[A block of data]
#####

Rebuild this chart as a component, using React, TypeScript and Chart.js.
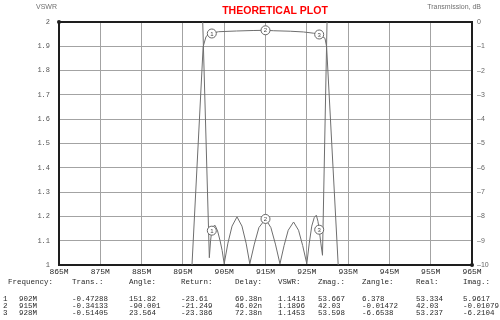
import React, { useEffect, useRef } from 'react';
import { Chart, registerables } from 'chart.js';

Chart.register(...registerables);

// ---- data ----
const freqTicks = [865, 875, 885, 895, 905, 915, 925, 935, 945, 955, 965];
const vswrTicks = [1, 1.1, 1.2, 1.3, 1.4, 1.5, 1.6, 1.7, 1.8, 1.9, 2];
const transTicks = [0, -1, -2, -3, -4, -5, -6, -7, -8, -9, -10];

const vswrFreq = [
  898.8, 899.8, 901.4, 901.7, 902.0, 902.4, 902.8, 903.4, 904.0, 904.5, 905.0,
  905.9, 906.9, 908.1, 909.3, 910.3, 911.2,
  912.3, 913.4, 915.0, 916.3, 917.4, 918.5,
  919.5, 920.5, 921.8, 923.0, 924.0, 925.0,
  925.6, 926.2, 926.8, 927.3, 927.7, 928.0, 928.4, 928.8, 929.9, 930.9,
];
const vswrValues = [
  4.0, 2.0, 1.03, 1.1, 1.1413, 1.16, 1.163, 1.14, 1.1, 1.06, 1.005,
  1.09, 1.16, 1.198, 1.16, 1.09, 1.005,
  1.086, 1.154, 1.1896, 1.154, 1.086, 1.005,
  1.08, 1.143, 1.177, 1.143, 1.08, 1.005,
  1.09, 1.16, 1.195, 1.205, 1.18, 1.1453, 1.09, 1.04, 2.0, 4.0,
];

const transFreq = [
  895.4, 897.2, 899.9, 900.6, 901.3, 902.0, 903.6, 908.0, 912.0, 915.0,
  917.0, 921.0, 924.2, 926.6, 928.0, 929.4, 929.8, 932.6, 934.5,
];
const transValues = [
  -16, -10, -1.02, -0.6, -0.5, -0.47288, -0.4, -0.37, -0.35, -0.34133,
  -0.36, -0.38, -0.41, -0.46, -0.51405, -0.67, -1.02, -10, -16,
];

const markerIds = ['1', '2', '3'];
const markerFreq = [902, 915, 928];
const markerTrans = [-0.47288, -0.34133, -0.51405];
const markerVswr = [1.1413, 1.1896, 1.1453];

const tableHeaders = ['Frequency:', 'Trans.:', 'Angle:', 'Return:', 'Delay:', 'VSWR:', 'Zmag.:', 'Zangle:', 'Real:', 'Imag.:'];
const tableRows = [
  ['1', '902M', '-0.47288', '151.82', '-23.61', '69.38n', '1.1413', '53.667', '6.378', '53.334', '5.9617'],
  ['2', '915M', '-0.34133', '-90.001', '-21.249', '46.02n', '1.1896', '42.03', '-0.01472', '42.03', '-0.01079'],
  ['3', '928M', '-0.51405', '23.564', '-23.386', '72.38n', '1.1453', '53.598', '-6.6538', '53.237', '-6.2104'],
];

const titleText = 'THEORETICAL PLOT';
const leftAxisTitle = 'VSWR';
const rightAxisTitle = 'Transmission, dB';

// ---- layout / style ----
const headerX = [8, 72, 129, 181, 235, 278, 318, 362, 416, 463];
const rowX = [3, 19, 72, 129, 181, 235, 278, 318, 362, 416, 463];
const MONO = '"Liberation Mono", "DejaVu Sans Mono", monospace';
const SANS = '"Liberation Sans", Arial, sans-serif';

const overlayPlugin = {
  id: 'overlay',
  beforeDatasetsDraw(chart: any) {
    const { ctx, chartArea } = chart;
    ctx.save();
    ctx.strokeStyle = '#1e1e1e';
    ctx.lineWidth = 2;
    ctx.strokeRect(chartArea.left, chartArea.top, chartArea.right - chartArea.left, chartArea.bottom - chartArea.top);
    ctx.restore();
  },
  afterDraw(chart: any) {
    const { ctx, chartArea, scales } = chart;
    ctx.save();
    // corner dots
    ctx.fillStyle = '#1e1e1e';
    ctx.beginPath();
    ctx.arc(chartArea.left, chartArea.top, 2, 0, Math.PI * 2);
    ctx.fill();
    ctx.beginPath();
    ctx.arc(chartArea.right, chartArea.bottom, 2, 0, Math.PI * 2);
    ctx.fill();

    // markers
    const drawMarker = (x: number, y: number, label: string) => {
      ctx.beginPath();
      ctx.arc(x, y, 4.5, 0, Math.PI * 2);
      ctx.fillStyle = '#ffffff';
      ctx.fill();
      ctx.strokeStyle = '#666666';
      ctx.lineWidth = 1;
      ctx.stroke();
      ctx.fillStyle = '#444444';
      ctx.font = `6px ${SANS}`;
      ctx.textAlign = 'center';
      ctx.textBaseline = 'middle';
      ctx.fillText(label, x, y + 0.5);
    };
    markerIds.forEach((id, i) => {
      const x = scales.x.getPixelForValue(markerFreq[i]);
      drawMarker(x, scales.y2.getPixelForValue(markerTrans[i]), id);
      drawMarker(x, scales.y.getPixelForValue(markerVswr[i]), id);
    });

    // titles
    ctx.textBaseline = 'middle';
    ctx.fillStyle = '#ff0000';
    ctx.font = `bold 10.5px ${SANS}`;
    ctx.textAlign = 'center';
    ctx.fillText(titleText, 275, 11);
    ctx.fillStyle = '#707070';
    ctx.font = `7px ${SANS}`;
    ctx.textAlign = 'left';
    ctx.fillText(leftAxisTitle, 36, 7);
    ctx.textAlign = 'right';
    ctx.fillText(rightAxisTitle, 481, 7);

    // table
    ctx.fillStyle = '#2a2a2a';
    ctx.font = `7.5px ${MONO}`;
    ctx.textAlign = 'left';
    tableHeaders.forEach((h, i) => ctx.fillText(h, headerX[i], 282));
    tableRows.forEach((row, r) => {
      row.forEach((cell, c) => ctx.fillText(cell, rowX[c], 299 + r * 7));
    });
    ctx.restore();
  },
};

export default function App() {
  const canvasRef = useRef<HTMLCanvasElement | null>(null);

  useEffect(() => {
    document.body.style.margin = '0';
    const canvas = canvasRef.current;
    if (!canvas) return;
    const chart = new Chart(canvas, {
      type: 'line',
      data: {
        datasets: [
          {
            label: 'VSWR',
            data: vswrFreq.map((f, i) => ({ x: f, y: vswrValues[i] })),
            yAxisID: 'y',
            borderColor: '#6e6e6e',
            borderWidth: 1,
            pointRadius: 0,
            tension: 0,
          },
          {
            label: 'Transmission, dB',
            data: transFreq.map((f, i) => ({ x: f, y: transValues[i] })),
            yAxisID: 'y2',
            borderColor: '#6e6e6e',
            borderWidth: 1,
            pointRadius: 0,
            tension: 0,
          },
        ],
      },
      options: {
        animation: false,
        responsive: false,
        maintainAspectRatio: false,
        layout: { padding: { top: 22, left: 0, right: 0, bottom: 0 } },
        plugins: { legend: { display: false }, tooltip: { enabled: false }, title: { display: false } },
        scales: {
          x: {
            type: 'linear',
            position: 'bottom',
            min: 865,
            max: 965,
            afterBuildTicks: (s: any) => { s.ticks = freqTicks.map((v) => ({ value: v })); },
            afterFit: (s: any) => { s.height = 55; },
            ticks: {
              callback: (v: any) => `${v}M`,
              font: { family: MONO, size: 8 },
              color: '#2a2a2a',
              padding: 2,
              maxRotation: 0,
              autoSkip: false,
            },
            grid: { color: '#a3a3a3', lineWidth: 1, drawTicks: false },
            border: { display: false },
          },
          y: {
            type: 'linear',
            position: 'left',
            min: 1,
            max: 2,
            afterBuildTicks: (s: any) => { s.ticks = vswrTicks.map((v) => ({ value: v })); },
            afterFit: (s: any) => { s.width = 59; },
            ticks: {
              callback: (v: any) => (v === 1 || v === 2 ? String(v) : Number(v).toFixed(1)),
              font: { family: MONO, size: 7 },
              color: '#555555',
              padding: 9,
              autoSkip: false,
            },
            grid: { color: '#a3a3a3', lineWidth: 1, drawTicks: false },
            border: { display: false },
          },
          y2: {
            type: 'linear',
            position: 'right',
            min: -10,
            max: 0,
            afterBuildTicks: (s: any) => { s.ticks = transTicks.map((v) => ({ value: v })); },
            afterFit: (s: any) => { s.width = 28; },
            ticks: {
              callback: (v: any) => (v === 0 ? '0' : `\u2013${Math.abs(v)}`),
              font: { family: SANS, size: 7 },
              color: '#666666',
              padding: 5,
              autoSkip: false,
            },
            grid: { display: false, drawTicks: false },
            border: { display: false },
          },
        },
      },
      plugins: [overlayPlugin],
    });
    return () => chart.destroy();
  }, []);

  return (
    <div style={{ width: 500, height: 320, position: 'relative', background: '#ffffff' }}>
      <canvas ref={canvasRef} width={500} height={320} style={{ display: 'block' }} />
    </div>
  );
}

#####

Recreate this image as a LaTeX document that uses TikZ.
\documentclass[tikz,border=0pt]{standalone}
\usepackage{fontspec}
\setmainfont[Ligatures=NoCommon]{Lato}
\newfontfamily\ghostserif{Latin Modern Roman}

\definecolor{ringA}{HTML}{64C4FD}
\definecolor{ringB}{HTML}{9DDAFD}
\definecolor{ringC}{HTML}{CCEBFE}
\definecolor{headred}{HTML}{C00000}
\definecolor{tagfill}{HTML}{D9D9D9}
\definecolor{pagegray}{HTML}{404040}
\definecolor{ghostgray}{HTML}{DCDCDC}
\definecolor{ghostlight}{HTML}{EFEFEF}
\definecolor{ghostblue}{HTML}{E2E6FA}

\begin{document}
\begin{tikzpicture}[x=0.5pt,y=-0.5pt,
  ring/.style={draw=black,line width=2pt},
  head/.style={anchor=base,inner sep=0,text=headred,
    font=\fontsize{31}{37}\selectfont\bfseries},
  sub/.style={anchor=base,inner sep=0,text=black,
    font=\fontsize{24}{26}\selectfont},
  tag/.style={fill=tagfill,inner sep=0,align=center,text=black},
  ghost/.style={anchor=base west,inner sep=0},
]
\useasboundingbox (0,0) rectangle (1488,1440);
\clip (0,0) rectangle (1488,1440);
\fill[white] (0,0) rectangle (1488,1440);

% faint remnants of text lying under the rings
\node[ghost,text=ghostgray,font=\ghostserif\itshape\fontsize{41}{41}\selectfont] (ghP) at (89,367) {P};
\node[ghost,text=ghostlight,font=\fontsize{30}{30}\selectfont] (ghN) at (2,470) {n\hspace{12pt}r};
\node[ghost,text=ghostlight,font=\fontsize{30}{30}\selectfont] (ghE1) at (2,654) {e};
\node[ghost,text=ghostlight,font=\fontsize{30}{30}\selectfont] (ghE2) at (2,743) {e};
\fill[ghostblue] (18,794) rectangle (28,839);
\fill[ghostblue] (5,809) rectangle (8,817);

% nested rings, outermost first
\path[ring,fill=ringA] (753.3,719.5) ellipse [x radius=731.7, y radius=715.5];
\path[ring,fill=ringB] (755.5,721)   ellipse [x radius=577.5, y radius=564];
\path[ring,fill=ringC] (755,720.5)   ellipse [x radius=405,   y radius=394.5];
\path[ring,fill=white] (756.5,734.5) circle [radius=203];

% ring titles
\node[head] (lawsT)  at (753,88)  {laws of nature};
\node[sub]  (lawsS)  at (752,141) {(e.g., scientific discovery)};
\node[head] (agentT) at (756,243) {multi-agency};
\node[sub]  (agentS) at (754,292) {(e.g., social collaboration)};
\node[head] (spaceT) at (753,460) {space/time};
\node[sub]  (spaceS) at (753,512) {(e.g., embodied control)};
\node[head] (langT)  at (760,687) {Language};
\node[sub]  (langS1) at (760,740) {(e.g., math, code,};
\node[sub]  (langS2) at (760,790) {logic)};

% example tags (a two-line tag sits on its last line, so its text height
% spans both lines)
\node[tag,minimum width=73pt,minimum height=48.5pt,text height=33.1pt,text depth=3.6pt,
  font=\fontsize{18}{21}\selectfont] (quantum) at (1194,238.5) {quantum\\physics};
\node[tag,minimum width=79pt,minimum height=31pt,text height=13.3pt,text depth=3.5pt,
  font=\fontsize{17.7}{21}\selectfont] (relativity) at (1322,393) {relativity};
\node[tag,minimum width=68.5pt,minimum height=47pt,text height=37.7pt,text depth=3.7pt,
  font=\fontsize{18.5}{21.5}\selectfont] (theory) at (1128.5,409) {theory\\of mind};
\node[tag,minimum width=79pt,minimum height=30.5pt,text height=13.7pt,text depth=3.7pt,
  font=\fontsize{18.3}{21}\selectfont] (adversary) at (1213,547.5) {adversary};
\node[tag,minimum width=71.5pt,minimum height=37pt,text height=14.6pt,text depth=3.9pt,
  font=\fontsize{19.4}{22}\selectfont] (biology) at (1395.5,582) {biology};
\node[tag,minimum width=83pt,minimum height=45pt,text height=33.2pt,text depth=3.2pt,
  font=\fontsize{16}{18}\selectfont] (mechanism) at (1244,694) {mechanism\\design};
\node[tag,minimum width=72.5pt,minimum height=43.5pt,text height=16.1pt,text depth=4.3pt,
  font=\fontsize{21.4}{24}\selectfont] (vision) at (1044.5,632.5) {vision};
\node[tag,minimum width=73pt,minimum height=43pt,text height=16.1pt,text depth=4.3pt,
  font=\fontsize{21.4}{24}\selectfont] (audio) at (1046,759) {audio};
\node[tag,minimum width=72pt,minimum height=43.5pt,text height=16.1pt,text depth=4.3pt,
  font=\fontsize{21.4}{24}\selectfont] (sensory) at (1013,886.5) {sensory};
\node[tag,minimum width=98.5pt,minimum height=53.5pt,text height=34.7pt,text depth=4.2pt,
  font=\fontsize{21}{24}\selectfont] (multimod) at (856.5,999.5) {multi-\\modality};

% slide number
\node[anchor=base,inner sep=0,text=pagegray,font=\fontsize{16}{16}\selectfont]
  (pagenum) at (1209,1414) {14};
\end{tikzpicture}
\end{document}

#####

Set down, word for word, the lines from the one holding "Rebuild this chart" through the one holding "const markerVswr = [1.1413, 1.1896, 1.1453];". Skip the pictures.

Rebuild this chart as a component, using React, TypeScript and Chart.js.
import React, { useEffect, useRef } from 'react';
import { Chart, registerables } from 'chart.js';

Chart.register(...registerables);

// ---- data ----
const freqTicks = [865, 875, 885, 895, 905, 915, 925, 935, 945, 955, 965];
const vswrTicks = [1, 1.1, 1.2, 1.3, 1.4, 1.5, 1.6, 1.7, 1.8, 1.9, 2];
const transTicks = [0, -1, -2, -3, -4, -5, -6, -7, -8, -9, -10];

const vswrFreq = [
  898.8, 899.8, 901.4, 901.7, 902.0, 902.4, 902.8, 903.4, 904.0, 904.5, 905.0,
  905.9, 906.9, 908.1, 909.3, 910.3, 911.2,
  912.3, 913.4, 915.0, 916.3, 917.4, 918.5,
  919.5, 920.5, 921.8, 923.0, 924.0, 925.0,
  925.6, 926.2, 926.8, 927.3, 927.7, 928.0, 928.4, 928.8, 929.9, 930.9,
];
const vswrValues = [
  4.0, 2.0, 1.03, 1.1, 1.1413, 1.16, 1.163, 1.14, 1.1, 1.06, 1.005,
  1.09, 1.16, 1.198, 1.16, 1.09, 1.005,
  1.086, 1.154, 1.1896, 1.154, 1.086, 1.005,
  1.08, 1.143, 1.177, 1.143, 1.08, 1.005,
  1.09, 1.16, 1.195, 1.205, 1.18, 1.1453, 1.09, 1.04, 2.0, 4.0,
];

const transFreq = [
  895.4, 897.2, 899.9, 900.6, 901.3, 902.0, 903.6, 908.0, 912.0, 915.0,
  917.0, 921.0, 924.2, 926.6, 928.0, 929.4, 929.8, 932.6, 934.5,
];
const transValues = [
  -16, -10, -1.02, -0.6, -0.5, -0.47288, -0.4, -0.37, -0.35, -0.34133,
  -0.36, -0.38, -0.41, -0.46, -0.51405, -0.67, -1.02, -10, -16,
];

const markerIds = ['1', '2', '3'];
const markerFreq = [902, 915, 928];
const markerTrans = [-0.47288, -0.34133, -0.51405];
const markerVswr = [1.1413, 1.1896, 1.1453];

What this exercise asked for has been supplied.